Task statement
Set the listing down again in full, word for word, with the pictures left out.

--*--

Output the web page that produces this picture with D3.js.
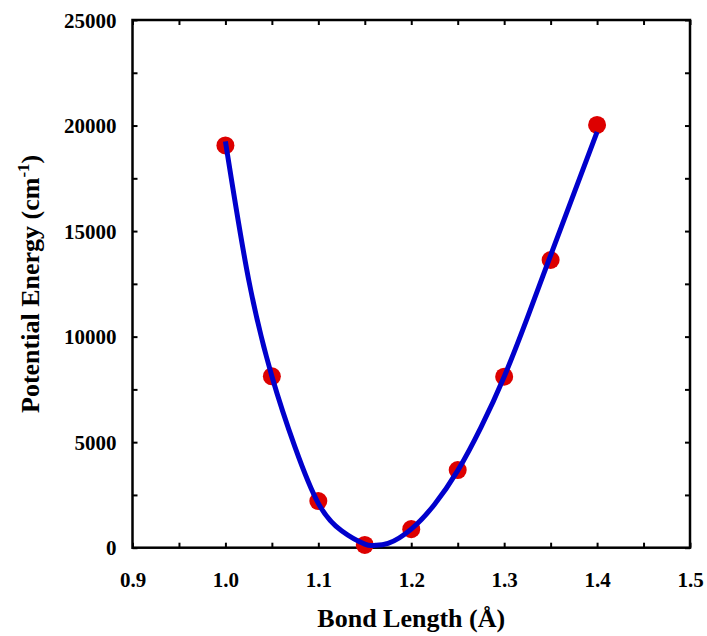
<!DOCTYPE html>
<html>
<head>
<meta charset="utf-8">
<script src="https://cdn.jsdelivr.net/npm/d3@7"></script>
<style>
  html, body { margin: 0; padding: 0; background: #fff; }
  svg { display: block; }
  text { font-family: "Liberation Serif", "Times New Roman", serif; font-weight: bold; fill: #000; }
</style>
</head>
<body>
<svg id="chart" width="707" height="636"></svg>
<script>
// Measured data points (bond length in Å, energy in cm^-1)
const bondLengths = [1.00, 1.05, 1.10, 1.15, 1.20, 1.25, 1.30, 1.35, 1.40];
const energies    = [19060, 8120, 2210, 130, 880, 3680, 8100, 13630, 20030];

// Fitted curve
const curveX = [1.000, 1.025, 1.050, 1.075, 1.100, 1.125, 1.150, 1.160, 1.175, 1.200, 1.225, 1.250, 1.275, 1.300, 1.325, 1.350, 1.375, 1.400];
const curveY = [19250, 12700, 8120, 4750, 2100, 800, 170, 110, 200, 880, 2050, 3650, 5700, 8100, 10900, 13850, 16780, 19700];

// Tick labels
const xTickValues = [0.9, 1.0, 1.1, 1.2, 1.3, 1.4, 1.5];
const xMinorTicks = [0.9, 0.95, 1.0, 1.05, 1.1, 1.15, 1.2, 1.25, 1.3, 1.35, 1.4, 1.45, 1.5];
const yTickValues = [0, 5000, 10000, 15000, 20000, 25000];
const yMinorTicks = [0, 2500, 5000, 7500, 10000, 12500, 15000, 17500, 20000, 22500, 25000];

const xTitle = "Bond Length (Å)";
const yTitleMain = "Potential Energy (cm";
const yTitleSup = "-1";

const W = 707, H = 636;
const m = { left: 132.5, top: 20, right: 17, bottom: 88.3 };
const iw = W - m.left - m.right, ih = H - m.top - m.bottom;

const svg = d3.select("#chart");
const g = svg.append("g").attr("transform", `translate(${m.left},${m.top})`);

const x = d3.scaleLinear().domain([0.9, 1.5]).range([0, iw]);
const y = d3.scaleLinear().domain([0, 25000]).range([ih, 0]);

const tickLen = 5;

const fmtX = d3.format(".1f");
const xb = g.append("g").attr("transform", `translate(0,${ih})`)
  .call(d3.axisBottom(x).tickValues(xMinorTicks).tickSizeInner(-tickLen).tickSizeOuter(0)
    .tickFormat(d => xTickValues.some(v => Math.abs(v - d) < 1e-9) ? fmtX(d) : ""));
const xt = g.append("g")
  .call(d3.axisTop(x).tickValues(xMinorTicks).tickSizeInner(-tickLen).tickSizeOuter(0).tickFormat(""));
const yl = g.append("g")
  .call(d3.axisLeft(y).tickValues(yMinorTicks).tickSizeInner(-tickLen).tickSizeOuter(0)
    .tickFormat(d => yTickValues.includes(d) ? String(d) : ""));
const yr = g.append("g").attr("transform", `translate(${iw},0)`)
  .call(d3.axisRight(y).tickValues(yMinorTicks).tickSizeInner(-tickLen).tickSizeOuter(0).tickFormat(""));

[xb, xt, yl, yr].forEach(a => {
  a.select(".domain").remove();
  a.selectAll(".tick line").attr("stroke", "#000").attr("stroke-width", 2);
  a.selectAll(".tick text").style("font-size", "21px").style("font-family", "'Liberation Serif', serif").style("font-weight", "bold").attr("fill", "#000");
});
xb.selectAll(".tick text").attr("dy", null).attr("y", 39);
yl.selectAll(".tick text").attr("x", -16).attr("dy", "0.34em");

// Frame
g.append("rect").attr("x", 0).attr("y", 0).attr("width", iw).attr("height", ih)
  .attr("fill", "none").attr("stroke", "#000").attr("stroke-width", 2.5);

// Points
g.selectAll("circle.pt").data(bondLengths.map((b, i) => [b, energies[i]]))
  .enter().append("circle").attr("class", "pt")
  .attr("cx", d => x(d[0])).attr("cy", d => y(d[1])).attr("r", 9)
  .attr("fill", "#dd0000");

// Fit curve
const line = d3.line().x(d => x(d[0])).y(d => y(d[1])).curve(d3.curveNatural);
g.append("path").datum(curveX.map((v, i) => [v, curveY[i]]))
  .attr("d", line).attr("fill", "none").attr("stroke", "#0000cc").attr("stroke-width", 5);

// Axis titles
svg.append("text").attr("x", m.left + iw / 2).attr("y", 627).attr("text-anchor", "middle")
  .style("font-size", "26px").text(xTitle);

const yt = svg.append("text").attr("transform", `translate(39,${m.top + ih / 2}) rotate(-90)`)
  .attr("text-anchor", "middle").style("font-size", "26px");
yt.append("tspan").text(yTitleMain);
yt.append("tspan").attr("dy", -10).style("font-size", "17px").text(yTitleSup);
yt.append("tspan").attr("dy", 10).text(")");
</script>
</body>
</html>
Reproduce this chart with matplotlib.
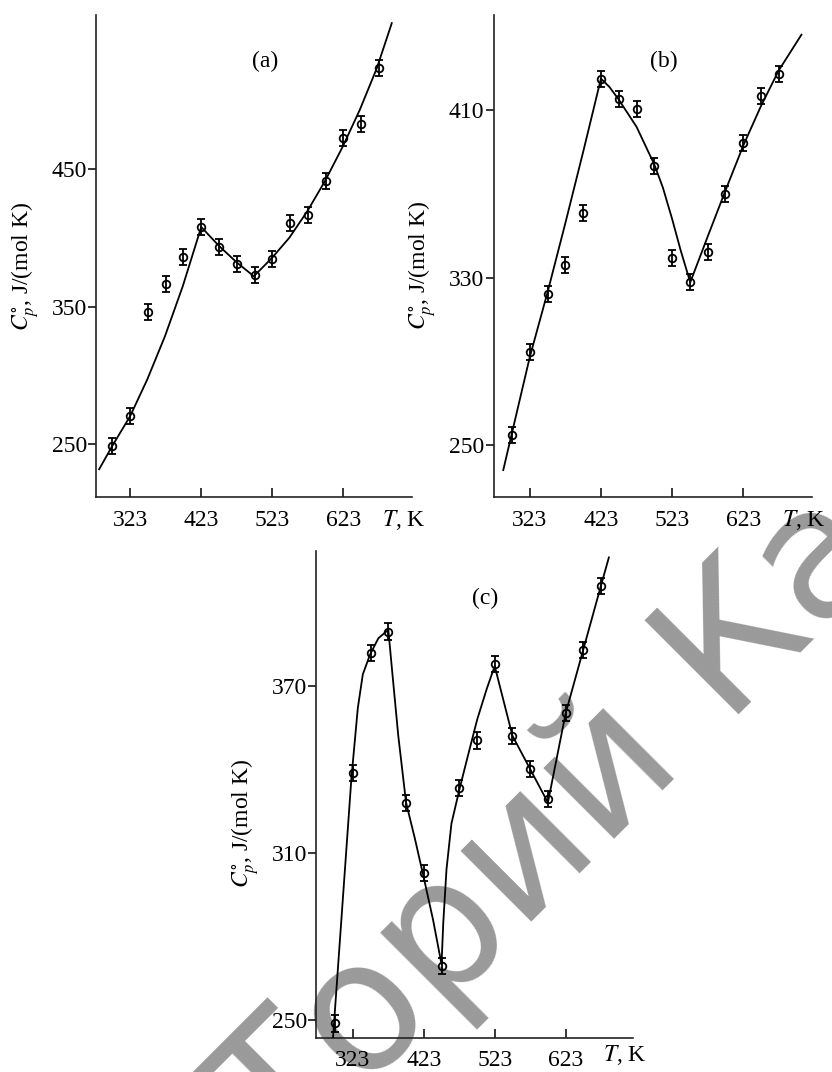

--*--

Written solution
Output the web page that produces this picture with D3.js.
<!DOCTYPE html>
<html>
<head>
<meta charset="utf-8">
<script src="https://cdn.jsdelivr.net/npm/d3@7"></script>
<style>
  html, body { margin: 0; padding: 0; background: #fff; }
  svg { display: block; }
  text { font-family: "Liberation Serif", "Times New Roman", serif; font-weight: bold; fill: #000; }
</style>
</head>
<body>
<svg id="chart" width="707" height="636"></svg>
<script>
// Measured data points (bond length in Å, energy in cm^-1)
const bondLengths = [1.00, 1.05, 1.10, 1.15, 1.20, 1.25, 1.30, 1.35, 1.40];
const energies    = [19060, 8120, 2210, 130, 880, 3680, 8100, 13630, 20030];

// Fitted curve
const curveX = [1.000, 1.025, 1.050, 1.075, 1.100, 1.125, 1.150, 1.160, 1.175, 1.200, 1.225, 1.250, 1.275, 1.300, 1.325, 1.350, 1.375, 1.400];
const curveY = [19250, 12700, 8120, 4750, 2100, 800, 170, 110, 200, 880, 2050, 3650, 5700, 8100, 10900, 13850, 16780, 19700];

// Tick labels
const xTickValues = [0.9, 1.0, 1.1, 1.2, 1.3, 1.4, 1.5];
const xMinorTicks = [0.9, 0.95, 1.0, 1.05, 1.1, 1.15, 1.2, 1.25, 1.3, 1.35, 1.4, 1.45, 1.5];
const yTickValues = [0, 5000, 10000, 15000, 20000, 25000];
const yMinorTicks = [0, 2500, 5000, 7500, 10000, 12500, 15000, 17500, 20000, 22500, 25000];

const xTitle = "Bond Length (Å)";
const yTitleMain = "Potential Energy (cm";
const yTitleSup = "-1";

const W = 707, H = 636;
const m = { left: 132.5, top: 20, right: 17, bottom: 88.3 };
const iw = W - m.left - m.right, ih = H - m.top - m.bottom;

const svg = d3.select("#chart");
const g = svg.append("g").attr("transform", `translate(${m.left},${m.top})`);

const x = d3.scaleLinear().domain([0.9, 1.5]).range([0, iw]);
const y = d3.scaleLinear().domain([0, 25000]).range([ih, 0]);

const tickLen = 5;

const fmtX = d3.format(".1f");
const xb = g.append("g").attr("transform", `translate(0,${ih})`)
  .call(d3.axisBottom(x).tickValues(xMinorTicks).tickSizeInner(-tickLen).tickSizeOuter(0)
    .tickFormat(d => xTickValues.some(v => Math.abs(v - d) < 1e-9) ? fmtX(d) : ""));
const xt = g.append("g")
  .call(d3.axisTop(x).tickValues(xMinorTicks).tickSizeInner(-tickLen).tickSizeOuter(0).tickFormat(""));
const yl = g.append("g")
  .call(d3.axisLeft(y).tickValues(yMinorTicks).tickSizeInner(-tickLen).tickSizeOuter(0)
    .tickFormat(d => yTickValues.includes(d) ? String(d) : ""));
const yr = g.append("g").attr("transform", `translate(${iw},0)`)
  .call(d3.axisRight(y).tickValues(yMinorTicks).tickSizeInner(-tickLen).tickSizeOuter(0).tickFormat(""));

[xb, xt, yl, yr].forEach(a => {
  a.select(".domain").remove();
  a.selectAll(".tick line").attr("stroke", "#000").attr("stroke-width", 2);
  a.selectAll(".tick text").style("font-size", "21px").style("font-family", "'Liberation Serif', serif").style("font-weight", "bold").attr("fill", "#000");
});
xb.selectAll(".tick text").attr("dy", null).attr("y", 39);
yl.selectAll(".tick text").attr("x", -16).attr("dy", "0.34em");

// Frame
g.append("rect").attr("x", 0).attr("y", 0).attr("width", iw).attr("height", ih)
  .attr("fill", "none").attr("stroke", "#000").attr("stroke-width", 2.5);

// Points
g.selectAll("circle.pt").data(bondLengths.map((b, i) => [b, energies[i]]))
  .enter().append("circle").attr("class", "pt")
  .attr("cx", d => x(d[0])).attr("cy", d => y(d[1])).attr("r", 9)
  .attr("fill", "#dd0000");

// Fit curve
const line = d3.line().x(d => x(d[0])).y(d => y(d[1])).curve(d3.curveNatural);
g.append("path").datum(curveX.map((v, i) => [v, curveY[i]]))
  .attr("d", line).attr("fill", "none").attr("stroke", "#0000cc").attr("stroke-width", 5);

// Axis titles
svg.append("text").attr("x", m.left + iw / 2).attr("y", 627).attr("text-anchor", "middle")
  .style("font-size", "26px").text(xTitle);

const yt = svg.append("text").attr("transform", `translate(39,${m.top + ih / 2}) rotate(-90)`)
  .attr("text-anchor", "middle").style("font-size", "26px");
yt.append("tspan").text(yTitleMain);
yt.append("tspan").attr("dy", -10).style("font-size", "17px").text(yTitleSup);
yt.append("tspan").attr("dy", 10).text(")");
</script>
</body>
</html>
Reproduce this chart with matplotlib.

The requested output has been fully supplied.